The recurring dehumanization or degeneration of Beckett’s characters’ mental faculties have largely been analysed as an ‘ostensible animalization’ (Weller, 2013: 18) of mankind. In contrast, this talk considers the creaturely level in Beckett’s narrative as occupied by undeveloped human cognisers – creatures that fail or refuse to properly emerge into what Beckett describes, in a letter to George Duthuit in 1948, as ‘the illusion of the human and the fully realized’ (2011: 86). By drawing on contemporary cognitive science (Howy 2014) and theories of emergence (Deacon 2011) this paper defines and examines what I call Beckett’s cognitive liminalism – his literary exploration of liminal (‘submerging’ rather than ‘emerging’) states of cognition and experience.

Rebecca Bitenc: Emergent forms of dementia narratives: media-conscious narratology and the Medical Humanities

Dementia has become ubiquitous in our times. Not only are more and more people affected by the disease, but it is represented across a wide range of media and genres. While the study of dementia has come to the fore in various disciplines – in the neurosciences in particular – so far the wide array of stories about the experience of dementia (by sufferers as well as caregivers) has not been systematically studied.
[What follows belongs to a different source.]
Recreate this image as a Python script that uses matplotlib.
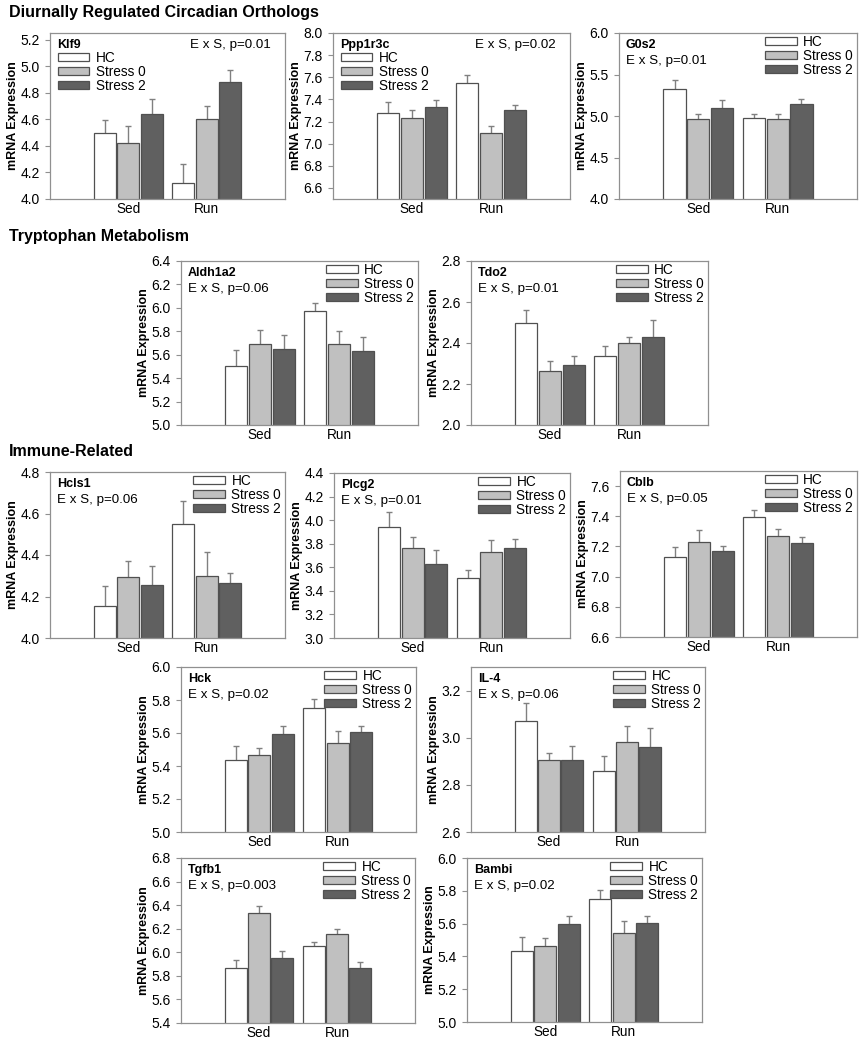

A project of this sort falls within the domains of both narratology and the medical humanities, and indeed requires building cross-disciplinary connections between these domains.

This workshop presentation will consider recent examples of dementia narratives – from graphic memoir to filmic documentary – to showcase the potential gains of creating such cross-disciplinary dialogue. On the one hand, new tools and concepts from a media-conscious narratology can be leveraged for medical humanities research and contribute to a more analytically rigorous study of narrative forms across modes and media. On the other hand, the preoccupations of the medical humanities, as well as emergent forms of illness narratives themselves, highlight the limits of narrative as heuristic tool for understanding or portraying certain kinds of experiences, and thus present important research challenges for narratologists.